障害は個人の側にあるのでしょうか。社会の側にあるのでしょうか。障害に対する考え方は、時代とともに大きく変わってきました。福祉学では、個人と環境の間に生まれるギャップ(=障害)に着目し、個人や環境にどのように働きかけるかを考えることによって、支援や問題解決のアプローチを探ります。自由に出かけたり、働いたり、学んだり……誰もが普遍的に持っている権利を、障害のある人も同じように持てているかどうか、そのためにどのような環境や社会のありかたが大切になるか、人権の視点に根差した研究がされています。
人を中心に支援を考える
福祉学の研究は、「常に現場に立ち戻る」のが特徴です。現場で起きていることをどう理論化するか、あるいは理論をどう実践するか、両方を行き来しながら、個人、組織、制度レベルで探求します。障害のある人の支援についていえば、障害当事者の声や経験を大切にすることが大前提であることは、国際的な共通認識となってきました。特に、知的障害のある人の声は軽んじられやすかった歴史的経過もありますが、最近では知的障害当事者の人が共同研究者となるインクルーシブリサーチにも注目が集まっています。
Quality of lifeを求めて
一人ひとりの声を大事にすること、一人ひとりの暮らしを大切にするためにどうしたらよいかを考えるのも福祉学においては重要なテーマです。
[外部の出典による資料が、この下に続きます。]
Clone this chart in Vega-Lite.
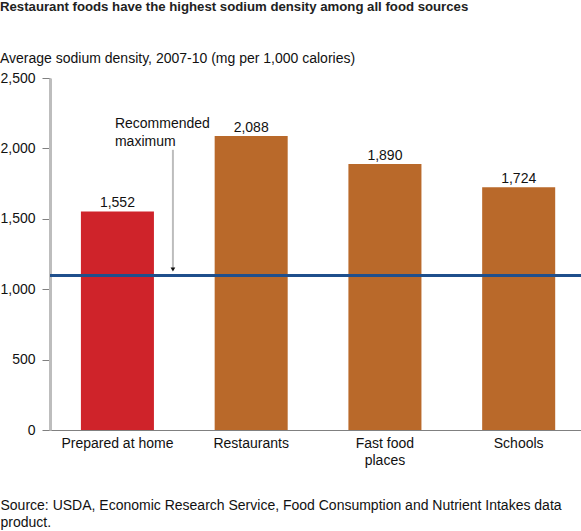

日本では、知的障害のある人の場合には、成人後も家族と暮らし続ける人が圧倒的に多く、自分がどうしたいかよりも、親や家族のライフスタイルに合わせることになりがちです。誰もが、一人で何でもできるようになったから独立するわけではありません。また、誰もが親元を独立したいと願うわけではありませんが、何かができなくてもできないままで自立は可能だという道筋を示していくことも、人権やQuality of lifeの視点からは重要なことだと考えられます。